Theres a great maths book called '' Mathematics for Engineers : A modern interactive Approach by Anthony Croft and Robert Davison '' that I use for engineering that contains basic maths up to degree maths in an extremely helpful and simple way. I wish now that I had it at school as its extremly simple and easy to learn.

In reply to SonyaD:

For me, I find the only way is repetition. Do as many problems as possible, then I have a firm base on which to move on to the more complex stuff.
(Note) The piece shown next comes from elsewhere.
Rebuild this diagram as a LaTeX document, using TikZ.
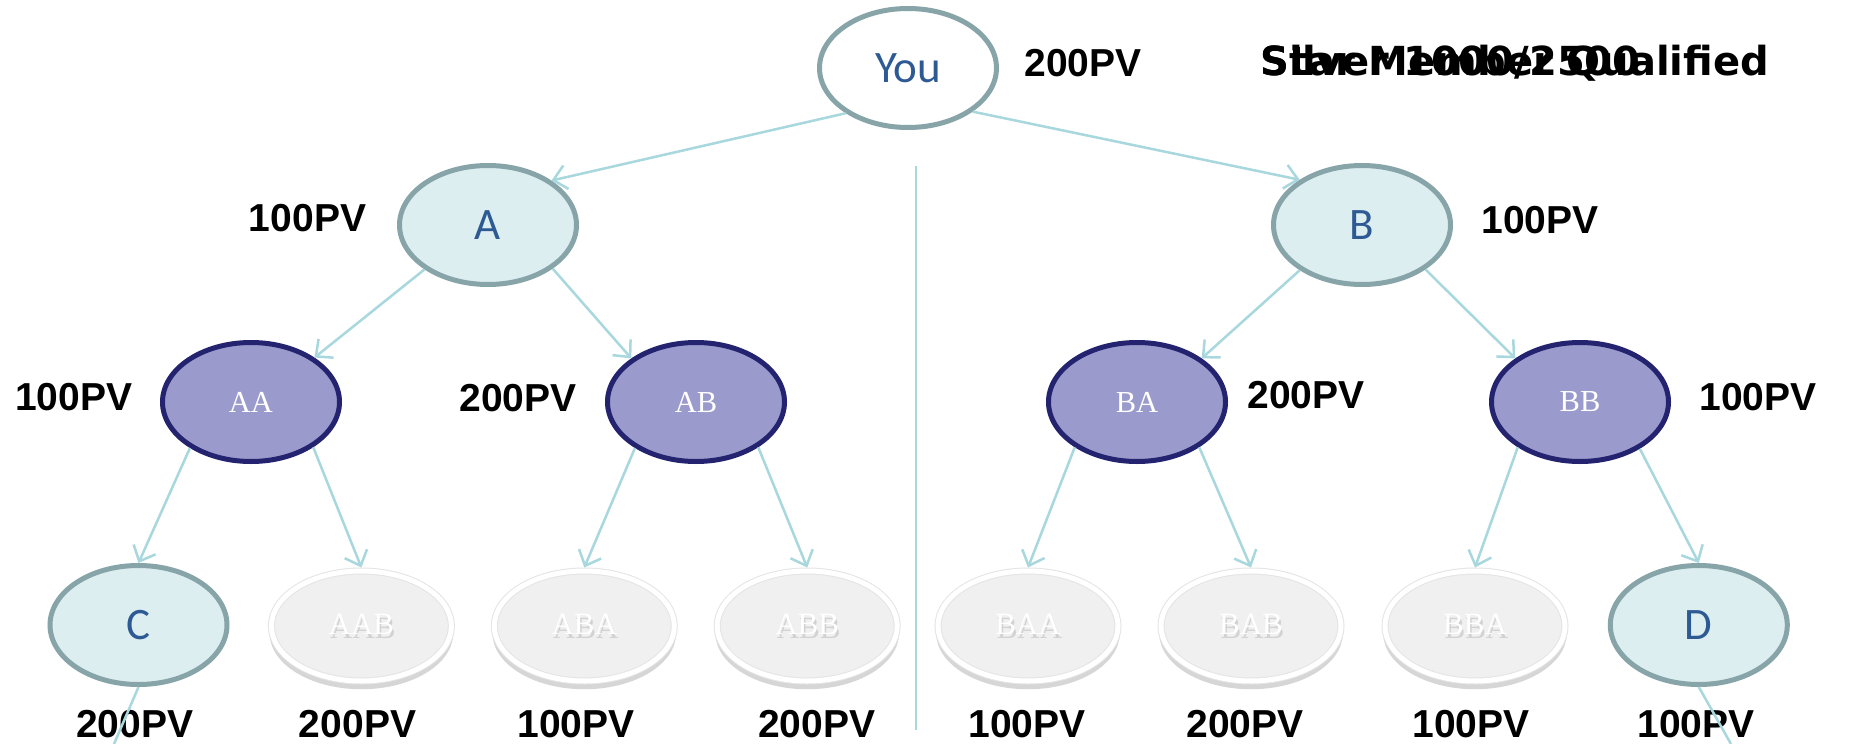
\documentclass[tikz,border=0pt]{standalone}
\usepackage{fontspec}
\setmainfont{Liberation Serif}
\newfontfamily\pvfont{Liberation Sans}
\newfontfamily\nodefont{Carlito}
\newfontfamily\topfont{DejaVu Sans}
\usetikzlibrary{arrows.meta,shapes.geometric,shadows}
\definecolor{lbfill}{HTML}{DDEEF1}
\definecolor{lbedge}{HTML}{87A4A8}
\definecolor{nodeblue}{HTML}{2E5A94}
\definecolor{pfill}{HTML}{9A9ACC}
\definecolor{pedge}{HTML}{232370}
\definecolor{gfill}{HTML}{F0F0F0}
\definecolor{gedge}{HTML}{E4E4E4}
\definecolor{gshade}{HTML}{D6D6D6}
\definecolor{gtextshade}{HTML}{D2D2D2}
\definecolor{linkc}{HTML}{A8D8DD}
\newcommand\gtext[1]{\makebox[0pt][l]{\hspace{1.5pt}\raisebox{-4pt}{\color{gtextshade}#1}}{\color{white}#1}}
\tikzset{
  basenode/.style={ellipse, minimum width=177pt, minimum height=119pt, inner sep=0pt, line width=5pt},
  lbnode/.style={basenode, fill=lbfill, draw=lbedge, text=nodeblue, font=\nodefont\fontsize{45}{50}\selectfont},
  younode/.style={lbnode, fill=white},
  pnode/.style={basenode, fill=pfill, draw=pedge, text=white, font=\fontsize{30.5}{34}\selectfont},
  gnode/.style={ellipse, minimum width=180pt, minimum height=110pt, inner sep=0pt, outer sep=3.5pt,
    fill=gfill, draw=gedge, line width=1pt, double=white, double distance=5pt,
    drop shadow={shadow xshift=0pt, shadow yshift=-7pt, shadow scale=1.02, fill=gshade, opacity=1},
    font=\fontsize{31}{34}\selectfont},
  pv/.style={font=\pvfont\bfseries\fontsize{39}{43}\selectfont, anchor=base, inner sep=0pt},
  toptext/.style={font=\topfont\bfseries\fontsize{40}{44}\selectfont, anchor=base west, inner sep=0pt},
  link/.style={draw=linkc, line width=2.5pt, -{Straight Barb[length=13pt,width=24pt,line width=2.5pt]}},
  plainline/.style={draw=linkc, line width=2.5pt}
}
\begin{document}
\begin{tikzpicture}[x=1pt, y=-1pt]
\useasboundingbox[fill=white] (0,0) rectangle (1853,744);

% divider
\coordinate (vtop) at (916,166);
\coordinate (vbot) at (916,730);
\draw[plainline, line width=2pt] (vtop) -- (vbot);

% nodes
\node[younode] (You) at (908,68) {You};
\node[lbnode] (A) at (488,225) {A};
\node[lbnode] (B) at (1362,225) {B};
\node[pnode] (AA) at (251,402) {AA};
\node[pnode] (AB) at (696,402) {AB};
\node[pnode] (BA) at (1137,402) {BA};
\node[pnode] (BB) at (1580,402) {BB};
\node[lbnode] (C) at (138.5,625) {C};
\node[gnode] (AAB) at (361.4,626) {\gtext{AAB}};
\node[gnode] (ABA) at (584.3,626) {\gtext{ABA}};
\node[gnode] (ABB) at (807.2,626) {\gtext{ABB}};
\node[gnode] (BAA) at (1028,626) {\gtext{BAA}};
\node[gnode] (BAB) at (1251,626) {\gtext{BAB}};
\node[gnode] (BBA) at (1475,626) {\gtext{BBA}};
\node[lbnode] (D) at (1698.8,625) {D};

% connectors
\draw[link] (You.216) -- (A.35);
\draw[link] (You.326) -- (B.144);
\draw[link] (A.215) -- (AA.35);
\draw[link] (A.326) -- (AB.146);
\draw[link] (B.216) -- (BA.34);
\draw[link] (B.325) -- (BB.146);
\draw[link] (AA.217) -- (C.north);
\draw[link] (AA.324) -- (AAB.north);
\draw[link] (AB.217) -- (ABA.north);
\draw[link] (AB.324) -- (ABB.north);
\draw[link] (BA.216) -- (BAA.north);
\draw[link] (BA.324) -- (BAB.north);
\draw[link] (BB.216) -- (BBA.north);
\draw[link] (BB.322) -- (D.north);

% labels
\node[pv] (lyou) at (1083,76.5) {200PV};
\node[toptext] (q1) at (1260,75) {Star Member Qualified};
\node[toptext] (q2) at (1260,75) {Silver 1000/2500};
\node[pv] (la) at (307.5,231) {100PV};
\node[pv] (lb) at (1540,233.5) {100PV};
\node[pv] (laa) at (73.6,410) {100PV};
\node[pv] (lab) at (518,411) {200PV};
\node[pv] (lba) at (1306,408.5) {200PV};
\node[pv] (lbb) at (1758,410) {100PV};
\node[pv] (lc) at (134.8,737.5) {200PV};
\node[pv] (laab) at (357.5,737.5) {200PV};
\node[pv] (laba) at (576,737.5) {100PV};
\node[pv] (labb) at (816.6,737.5) {200PV};
\node[pv] (lbaa) at (1027,737.5) {100PV};
\node[pv] (lbab) at (1245,737.5) {200PV};
\node[pv] (lbba) at (1471,737.5) {100PV};
\node[pv] (ld) at (1696,737.5) {100PV};

% lines leaving C and D
\coordinate (cexit) at (114,744);
\coordinate (dexit) at (1731,744);
\draw[plainline] (C.south) -- (cexit);
\draw[plainline] (D.south) -- (dexit);
\end{tikzpicture}
\end{document}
Long time since I did any maths courses, but I always found that having things explained by two different methods and/or teachers was quite useful.

Red tea time.

In reply to SonyaD:

I type so slowly that that lot ^^ arrived after the lightbulb moment... may or may not be helpful.


I can't say I'm doing any better, answering random's trig questions on the net in preference to revising Computational Fluid Dynamics. :p

In reply to Tom Barraclough: Yeah, I do get the graph thing (it's taken a bit of time for me to grasp it though) Trigonometry was never my strong point. I enjoy Calculus more (though looking through my text book, looks like we're going to be moving on to integrating trigonometric functions, should be interesting <groan>)

Thanks all

In reply to Tom Barraclough:

PS - I'm not even going to ask what Computational Fluid Dynamics are!

In reply to SonyaD:

Groan ?

I was quite surprised to find that the aspect that I enjoyed most about the my last taught course was the maths (despite not being good at it). There was a strange beauty about the way that everything sort-of 'fitted' together and all made sense in the end.

In reply to Removed User: Yes. I complain and moan about maths, but secretly I'm rather enjoying it. I'm finding it challenging, and I like that 'fitting togetherness' you speak of. I like how things follow little rules, and if you follow a and b then you should come up with c. And I like how what you learned in one unit, fits in with doing stuff in the following unit, like using a quadratic function (that we learned about in intermediate maths) to find if there is a tangent or a line through a curve, for eg (in higher maths) It's so nerdy, it's cool, lol!